Exercise brief —
Copy exactly the lines from the start of the material through the line with "ax.barh(pos, vals, height=bh, color=c, linewidth=0, zorder=3)". Pictures stay out of the copy.

Records for this exercise —
----
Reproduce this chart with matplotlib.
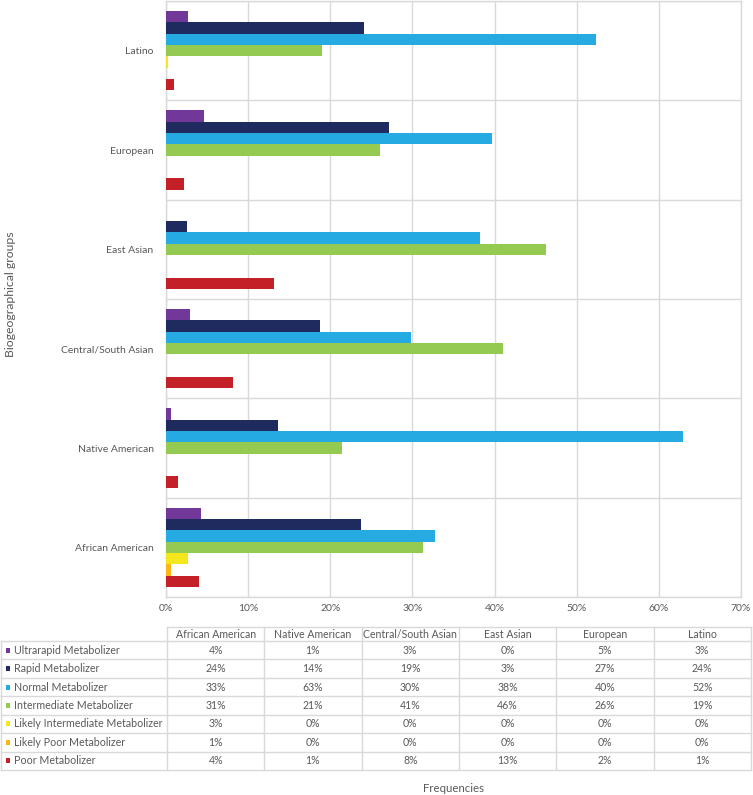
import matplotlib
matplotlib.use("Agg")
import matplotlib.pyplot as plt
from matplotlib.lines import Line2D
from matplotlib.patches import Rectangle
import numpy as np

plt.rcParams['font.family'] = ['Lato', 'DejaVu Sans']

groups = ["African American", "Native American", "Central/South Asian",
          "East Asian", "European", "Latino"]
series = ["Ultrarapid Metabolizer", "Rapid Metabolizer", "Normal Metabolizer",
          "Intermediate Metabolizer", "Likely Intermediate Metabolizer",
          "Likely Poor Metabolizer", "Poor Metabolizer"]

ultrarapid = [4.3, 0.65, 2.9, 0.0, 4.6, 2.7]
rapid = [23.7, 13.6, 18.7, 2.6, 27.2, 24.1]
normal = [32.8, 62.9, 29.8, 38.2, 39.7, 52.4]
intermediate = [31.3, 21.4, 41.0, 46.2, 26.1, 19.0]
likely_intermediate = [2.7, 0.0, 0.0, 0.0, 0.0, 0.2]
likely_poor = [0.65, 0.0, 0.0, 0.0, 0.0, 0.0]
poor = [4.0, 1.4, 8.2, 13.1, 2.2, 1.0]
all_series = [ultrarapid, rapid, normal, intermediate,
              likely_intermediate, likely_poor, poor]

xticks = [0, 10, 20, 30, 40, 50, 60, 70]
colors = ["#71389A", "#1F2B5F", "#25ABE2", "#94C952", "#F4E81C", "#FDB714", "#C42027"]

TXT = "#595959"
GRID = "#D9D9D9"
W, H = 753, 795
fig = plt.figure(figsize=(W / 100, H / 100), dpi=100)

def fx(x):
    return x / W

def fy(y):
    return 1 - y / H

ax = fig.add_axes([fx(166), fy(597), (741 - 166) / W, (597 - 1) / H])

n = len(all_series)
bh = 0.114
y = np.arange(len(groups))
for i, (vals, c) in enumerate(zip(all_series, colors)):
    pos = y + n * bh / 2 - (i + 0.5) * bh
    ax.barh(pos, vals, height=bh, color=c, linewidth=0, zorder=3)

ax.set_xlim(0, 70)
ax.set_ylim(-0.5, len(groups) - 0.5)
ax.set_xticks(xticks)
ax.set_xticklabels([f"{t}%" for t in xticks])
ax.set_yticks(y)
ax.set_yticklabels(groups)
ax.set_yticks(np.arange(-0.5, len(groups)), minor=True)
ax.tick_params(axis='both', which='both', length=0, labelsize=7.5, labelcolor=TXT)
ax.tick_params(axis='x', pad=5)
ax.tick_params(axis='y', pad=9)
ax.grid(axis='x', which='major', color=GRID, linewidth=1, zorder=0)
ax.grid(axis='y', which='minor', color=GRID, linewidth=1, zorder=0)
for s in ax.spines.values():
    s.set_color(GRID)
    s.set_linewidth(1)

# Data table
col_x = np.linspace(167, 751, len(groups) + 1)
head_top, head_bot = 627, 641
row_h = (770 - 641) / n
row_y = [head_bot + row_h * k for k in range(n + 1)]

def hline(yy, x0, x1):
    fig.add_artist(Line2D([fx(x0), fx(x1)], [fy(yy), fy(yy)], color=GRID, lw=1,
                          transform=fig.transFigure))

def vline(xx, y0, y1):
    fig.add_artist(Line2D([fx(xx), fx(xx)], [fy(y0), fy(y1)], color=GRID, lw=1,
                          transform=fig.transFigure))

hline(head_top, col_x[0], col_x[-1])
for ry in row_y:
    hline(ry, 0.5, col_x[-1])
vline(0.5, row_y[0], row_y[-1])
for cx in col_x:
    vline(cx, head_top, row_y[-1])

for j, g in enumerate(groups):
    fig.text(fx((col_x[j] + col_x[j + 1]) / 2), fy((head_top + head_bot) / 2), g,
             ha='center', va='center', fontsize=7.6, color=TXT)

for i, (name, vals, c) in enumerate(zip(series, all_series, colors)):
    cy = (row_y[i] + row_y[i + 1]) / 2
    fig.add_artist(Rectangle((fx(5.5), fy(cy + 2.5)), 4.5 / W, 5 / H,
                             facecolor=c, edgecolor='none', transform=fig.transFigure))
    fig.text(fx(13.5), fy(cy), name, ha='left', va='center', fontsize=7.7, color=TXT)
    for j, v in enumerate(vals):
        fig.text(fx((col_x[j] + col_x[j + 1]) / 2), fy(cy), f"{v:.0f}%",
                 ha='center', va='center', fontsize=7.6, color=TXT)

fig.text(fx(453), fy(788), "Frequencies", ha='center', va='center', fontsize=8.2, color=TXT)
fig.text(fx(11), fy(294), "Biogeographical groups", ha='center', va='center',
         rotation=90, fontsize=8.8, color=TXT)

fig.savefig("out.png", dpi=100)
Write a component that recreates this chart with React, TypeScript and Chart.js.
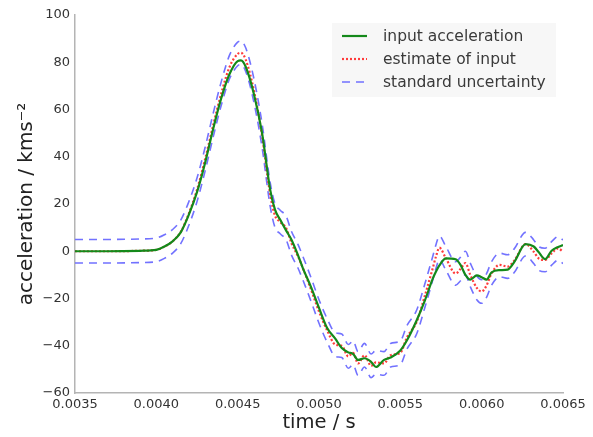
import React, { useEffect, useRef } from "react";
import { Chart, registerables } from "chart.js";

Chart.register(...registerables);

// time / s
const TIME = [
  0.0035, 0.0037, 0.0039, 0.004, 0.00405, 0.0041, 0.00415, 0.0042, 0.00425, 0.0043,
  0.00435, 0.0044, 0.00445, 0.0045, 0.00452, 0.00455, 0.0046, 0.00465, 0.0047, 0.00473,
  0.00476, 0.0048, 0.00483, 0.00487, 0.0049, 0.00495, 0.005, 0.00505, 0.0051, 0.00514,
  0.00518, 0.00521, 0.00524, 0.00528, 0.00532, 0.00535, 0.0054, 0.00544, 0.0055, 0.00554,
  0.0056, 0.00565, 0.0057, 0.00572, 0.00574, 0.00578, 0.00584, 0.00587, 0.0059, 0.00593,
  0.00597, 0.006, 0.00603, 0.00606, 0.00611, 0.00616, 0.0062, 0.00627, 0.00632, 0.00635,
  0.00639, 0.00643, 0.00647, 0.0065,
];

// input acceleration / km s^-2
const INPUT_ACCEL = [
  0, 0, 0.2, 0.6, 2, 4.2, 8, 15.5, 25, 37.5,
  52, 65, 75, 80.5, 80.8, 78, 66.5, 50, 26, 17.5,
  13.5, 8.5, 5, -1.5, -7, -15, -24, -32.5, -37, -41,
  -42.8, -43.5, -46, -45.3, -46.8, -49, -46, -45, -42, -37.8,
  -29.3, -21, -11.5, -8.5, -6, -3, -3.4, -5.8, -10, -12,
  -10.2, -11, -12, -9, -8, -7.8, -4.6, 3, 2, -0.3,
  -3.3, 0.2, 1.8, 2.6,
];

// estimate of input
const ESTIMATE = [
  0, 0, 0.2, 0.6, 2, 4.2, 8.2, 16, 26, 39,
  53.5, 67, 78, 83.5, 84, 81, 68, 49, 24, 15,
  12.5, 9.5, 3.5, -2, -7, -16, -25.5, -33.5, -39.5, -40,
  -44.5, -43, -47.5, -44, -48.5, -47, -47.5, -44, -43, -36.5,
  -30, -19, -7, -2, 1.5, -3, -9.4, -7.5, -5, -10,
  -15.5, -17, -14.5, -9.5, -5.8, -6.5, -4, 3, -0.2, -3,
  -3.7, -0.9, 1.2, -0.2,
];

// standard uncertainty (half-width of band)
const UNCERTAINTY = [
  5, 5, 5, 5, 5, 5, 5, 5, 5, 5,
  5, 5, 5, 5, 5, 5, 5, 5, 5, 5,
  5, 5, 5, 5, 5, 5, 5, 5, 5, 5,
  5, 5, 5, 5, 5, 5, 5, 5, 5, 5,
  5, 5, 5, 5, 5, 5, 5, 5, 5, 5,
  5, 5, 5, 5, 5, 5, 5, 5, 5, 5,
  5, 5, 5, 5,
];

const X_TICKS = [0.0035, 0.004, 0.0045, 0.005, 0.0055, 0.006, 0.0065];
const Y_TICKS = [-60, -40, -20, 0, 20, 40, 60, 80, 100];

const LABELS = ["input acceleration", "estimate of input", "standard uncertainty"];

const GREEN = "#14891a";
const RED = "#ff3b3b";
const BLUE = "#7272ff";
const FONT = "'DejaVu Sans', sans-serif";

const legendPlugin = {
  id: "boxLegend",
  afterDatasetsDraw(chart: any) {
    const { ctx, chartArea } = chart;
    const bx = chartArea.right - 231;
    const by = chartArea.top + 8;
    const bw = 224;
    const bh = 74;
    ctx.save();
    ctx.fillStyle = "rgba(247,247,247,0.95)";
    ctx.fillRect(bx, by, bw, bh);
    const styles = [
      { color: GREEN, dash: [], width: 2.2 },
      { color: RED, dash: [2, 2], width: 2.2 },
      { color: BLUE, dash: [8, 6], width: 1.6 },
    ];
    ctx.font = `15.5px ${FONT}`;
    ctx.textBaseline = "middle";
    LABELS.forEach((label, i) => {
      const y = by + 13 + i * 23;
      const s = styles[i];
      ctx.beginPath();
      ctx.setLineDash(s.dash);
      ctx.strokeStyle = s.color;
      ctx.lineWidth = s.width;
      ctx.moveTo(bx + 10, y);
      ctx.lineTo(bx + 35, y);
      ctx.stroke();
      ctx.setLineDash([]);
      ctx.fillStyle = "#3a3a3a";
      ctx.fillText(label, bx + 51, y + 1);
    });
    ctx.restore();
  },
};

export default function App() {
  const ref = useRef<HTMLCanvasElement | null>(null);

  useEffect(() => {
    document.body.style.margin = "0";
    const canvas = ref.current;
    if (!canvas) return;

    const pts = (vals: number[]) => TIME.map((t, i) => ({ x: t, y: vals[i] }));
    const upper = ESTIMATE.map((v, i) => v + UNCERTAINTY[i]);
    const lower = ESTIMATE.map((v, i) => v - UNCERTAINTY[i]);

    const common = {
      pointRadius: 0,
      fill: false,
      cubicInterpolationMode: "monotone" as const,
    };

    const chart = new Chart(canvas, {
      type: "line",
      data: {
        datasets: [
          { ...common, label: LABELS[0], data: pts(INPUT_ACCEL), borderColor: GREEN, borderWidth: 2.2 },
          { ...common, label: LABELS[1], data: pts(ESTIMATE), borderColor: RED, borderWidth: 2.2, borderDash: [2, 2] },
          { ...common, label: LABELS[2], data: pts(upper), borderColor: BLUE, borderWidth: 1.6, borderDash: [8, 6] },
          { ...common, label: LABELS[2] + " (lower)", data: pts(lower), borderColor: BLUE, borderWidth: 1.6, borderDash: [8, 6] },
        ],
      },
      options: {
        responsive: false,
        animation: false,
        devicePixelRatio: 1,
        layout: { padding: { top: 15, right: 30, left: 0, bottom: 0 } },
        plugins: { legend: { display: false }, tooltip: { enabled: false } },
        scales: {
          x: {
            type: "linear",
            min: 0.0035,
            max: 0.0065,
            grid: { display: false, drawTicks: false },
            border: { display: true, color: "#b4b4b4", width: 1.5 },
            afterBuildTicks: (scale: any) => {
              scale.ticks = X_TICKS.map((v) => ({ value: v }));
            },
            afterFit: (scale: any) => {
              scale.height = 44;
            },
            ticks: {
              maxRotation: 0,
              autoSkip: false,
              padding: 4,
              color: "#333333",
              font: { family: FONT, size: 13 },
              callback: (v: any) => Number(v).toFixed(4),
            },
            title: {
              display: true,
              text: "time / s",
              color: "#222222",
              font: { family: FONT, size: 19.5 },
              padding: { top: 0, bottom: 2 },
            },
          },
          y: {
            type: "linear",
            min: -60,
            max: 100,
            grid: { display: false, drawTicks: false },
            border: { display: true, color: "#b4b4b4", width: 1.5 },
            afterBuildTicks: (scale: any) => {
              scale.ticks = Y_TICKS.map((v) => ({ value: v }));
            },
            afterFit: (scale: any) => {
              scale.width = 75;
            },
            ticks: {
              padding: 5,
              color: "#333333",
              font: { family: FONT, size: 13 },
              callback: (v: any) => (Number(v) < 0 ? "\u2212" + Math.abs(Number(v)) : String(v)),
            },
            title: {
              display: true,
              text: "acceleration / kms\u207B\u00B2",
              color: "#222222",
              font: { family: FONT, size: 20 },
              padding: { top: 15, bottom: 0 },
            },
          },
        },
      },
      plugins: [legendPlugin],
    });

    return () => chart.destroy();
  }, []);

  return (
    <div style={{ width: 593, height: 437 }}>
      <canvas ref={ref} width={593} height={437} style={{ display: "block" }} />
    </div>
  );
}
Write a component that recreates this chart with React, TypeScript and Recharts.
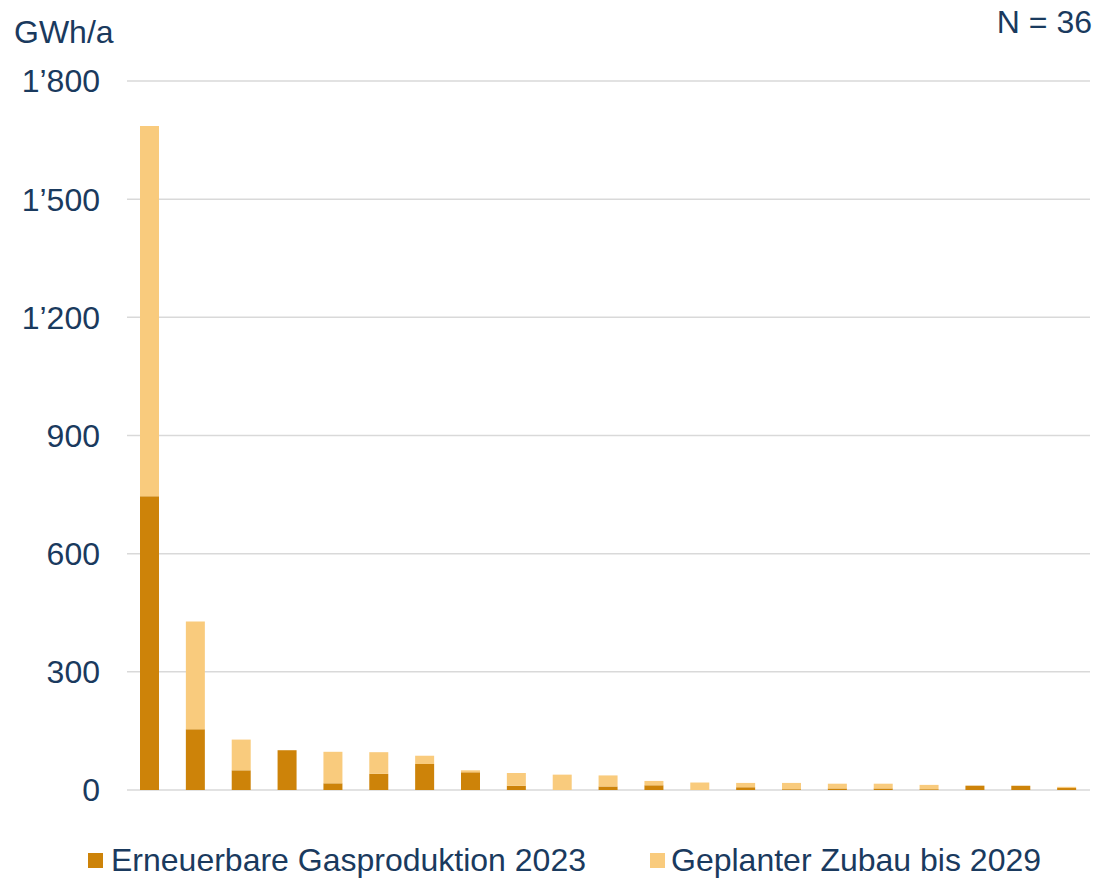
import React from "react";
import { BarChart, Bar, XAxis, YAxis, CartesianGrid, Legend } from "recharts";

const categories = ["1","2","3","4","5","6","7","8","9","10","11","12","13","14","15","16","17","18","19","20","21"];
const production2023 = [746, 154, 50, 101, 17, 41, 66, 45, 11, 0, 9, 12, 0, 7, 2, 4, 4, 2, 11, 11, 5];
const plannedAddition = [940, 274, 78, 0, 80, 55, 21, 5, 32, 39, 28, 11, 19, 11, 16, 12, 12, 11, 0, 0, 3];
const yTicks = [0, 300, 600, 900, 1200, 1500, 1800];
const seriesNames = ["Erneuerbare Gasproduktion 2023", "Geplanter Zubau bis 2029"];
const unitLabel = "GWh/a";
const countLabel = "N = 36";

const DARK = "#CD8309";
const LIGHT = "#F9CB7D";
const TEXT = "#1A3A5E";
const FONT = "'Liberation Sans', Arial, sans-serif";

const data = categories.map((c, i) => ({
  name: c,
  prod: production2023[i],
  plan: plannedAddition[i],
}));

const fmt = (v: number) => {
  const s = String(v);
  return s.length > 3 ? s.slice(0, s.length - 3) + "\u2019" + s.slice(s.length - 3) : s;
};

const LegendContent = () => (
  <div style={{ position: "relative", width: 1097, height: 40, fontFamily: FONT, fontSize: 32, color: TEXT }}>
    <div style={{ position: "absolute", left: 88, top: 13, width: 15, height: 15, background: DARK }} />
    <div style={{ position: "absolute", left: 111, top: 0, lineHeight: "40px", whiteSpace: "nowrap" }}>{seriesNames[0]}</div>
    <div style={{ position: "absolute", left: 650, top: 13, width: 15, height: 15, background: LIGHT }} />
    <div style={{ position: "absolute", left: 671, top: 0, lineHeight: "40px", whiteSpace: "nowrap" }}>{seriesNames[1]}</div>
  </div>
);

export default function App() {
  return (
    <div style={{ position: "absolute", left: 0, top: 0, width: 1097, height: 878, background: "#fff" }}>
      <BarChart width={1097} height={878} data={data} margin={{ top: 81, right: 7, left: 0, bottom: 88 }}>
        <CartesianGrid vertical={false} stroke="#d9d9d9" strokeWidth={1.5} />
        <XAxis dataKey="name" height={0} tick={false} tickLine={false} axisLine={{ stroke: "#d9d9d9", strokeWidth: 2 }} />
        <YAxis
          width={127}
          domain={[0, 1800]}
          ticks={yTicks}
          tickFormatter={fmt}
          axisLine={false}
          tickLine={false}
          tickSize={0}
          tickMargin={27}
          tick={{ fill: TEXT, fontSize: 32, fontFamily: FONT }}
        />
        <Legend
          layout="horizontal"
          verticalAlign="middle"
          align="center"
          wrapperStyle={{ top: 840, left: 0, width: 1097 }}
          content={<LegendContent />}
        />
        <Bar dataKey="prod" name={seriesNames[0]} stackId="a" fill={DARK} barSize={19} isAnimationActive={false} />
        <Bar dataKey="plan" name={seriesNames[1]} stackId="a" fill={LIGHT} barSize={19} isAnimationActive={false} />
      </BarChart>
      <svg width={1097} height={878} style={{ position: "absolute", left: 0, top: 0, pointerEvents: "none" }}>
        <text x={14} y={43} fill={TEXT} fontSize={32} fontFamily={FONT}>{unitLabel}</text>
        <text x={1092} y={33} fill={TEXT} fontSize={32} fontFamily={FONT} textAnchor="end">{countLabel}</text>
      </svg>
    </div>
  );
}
----
Problem solution —
Reproduce this chart with matplotlib.
import matplotlib
matplotlib.use("Agg")
import matplotlib.pyplot as plt
from matplotlib.lines import Line2D
from matplotlib.patches import Rectangle
import numpy as np

plt.rcParams['font.family'] = ['Lato', 'DejaVu Sans']

groups = ["African American", "Native American", "Central/South Asian",
          "East Asian", "European", "Latino"]
series = ["Ultrarapid Metabolizer", "Rapid Metabolizer", "Normal Metabolizer",
          "Intermediate Metabolizer", "Likely Intermediate Metabolizer",
          "Likely Poor Metabolizer", "Poor Metabolizer"]

ultrarapid = [4.3, 0.65, 2.9, 0.0, 4.6, 2.7]
rapid = [23.7, 13.6, 18.7, 2.6, 27.2, 24.1]
normal = [32.8, 62.9, 29.8, 38.2, 39.7, 52.4]
intermediate = [31.3, 21.4, 41.0, 46.2, 26.1, 19.0]
likely_intermediate = [2.7, 0.0, 0.0, 0.0, 0.0, 0.2]
likely_poor = [0.65, 0.0, 0.0, 0.0, 0.0, 0.0]
poor = [4.0, 1.4, 8.2, 13.1, 2.2, 1.0]
all_series = [ultrarapid, rapid, normal, intermediate,
              likely_intermediate, likely_poor, poor]

xticks = [0, 10, 20, 30, 40, 50, 60, 70]
colors = ["#71389A", "#1F2B5F", "#25ABE2", "#94C952", "#F4E81C", "#FDB714", "#C42027"]

TXT = "#595959"
GRID = "#D9D9D9"
W, H = 753, 795
fig = plt.figure(figsize=(W / 100, H / 100), dpi=100)

def fx(x):
    return x / W

def fy(y):
    return 1 - y / H

ax = fig.add_axes([fx(166), fy(597), (741 - 166) / W, (597 - 1) / H])

n = len(all_series)
bh = 0.114
y = np.arange(len(groups))
for i, (vals, c) in enumerate(zip(all_series, colors)):
    pos = y + n * bh / 2 - (i + 0.5) * bh
    ax.barh(pos, vals, height=bh, color=c, linewidth=0, zorder=3)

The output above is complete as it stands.